Gott sei Dank gibt es für 10 Euro pro Seite Reperatursätze für die Bremssättel. Sie bestehen aus einem Blech, der Dichmanschette und einem Dichtring. Zum Ausbau der Bremskolben müssen die selbigen erst einmal gängig gemacht werden. Dann werden sie mit der Bremsanlage fast rausgedrückt. Im Schraubstock können sie dann vorsichtig herausgekniept werden. Fällt der Kolben auf den Boden: Nicht weiter schlimm, außer, daß man einen neuen kaufen muß, da die Dinger aus Gußstahl sind und gerne Kanten abbrechen.
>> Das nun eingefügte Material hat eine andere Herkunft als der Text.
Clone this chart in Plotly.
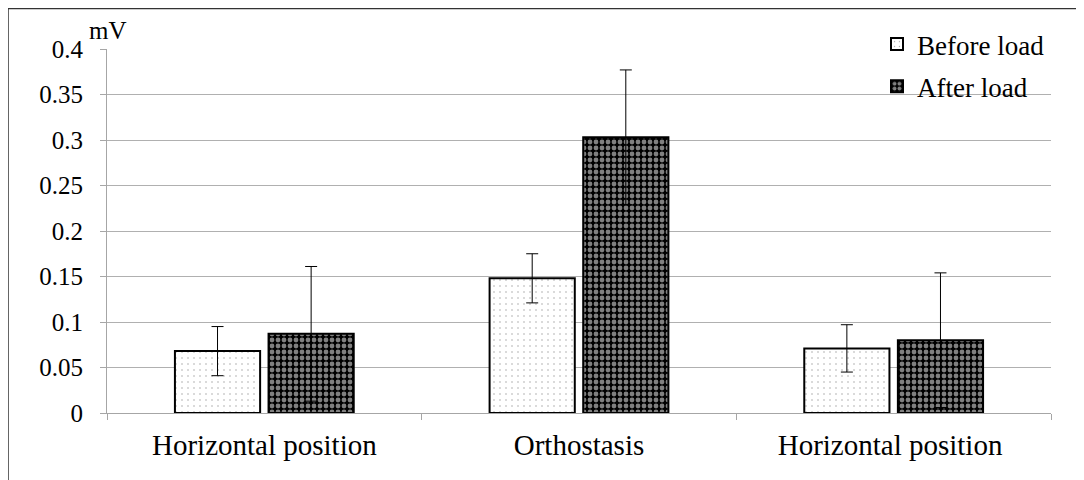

Sind die Kolben erst mal draussen, werden sie mit sehr feinem Schmiergelpapier entrostet. Dann kommen die neuen Bleche und die Dichtmanschetten drauf.

      der Minimotor   der Minimotor
Noch montierter Bremssattel                          Die Kolben mit neuem Blech

Im Zylinder des Bremssattels muß die Dichtung getauscht werden. Dann werden die überholten Kolben vorsichtig eingeführt.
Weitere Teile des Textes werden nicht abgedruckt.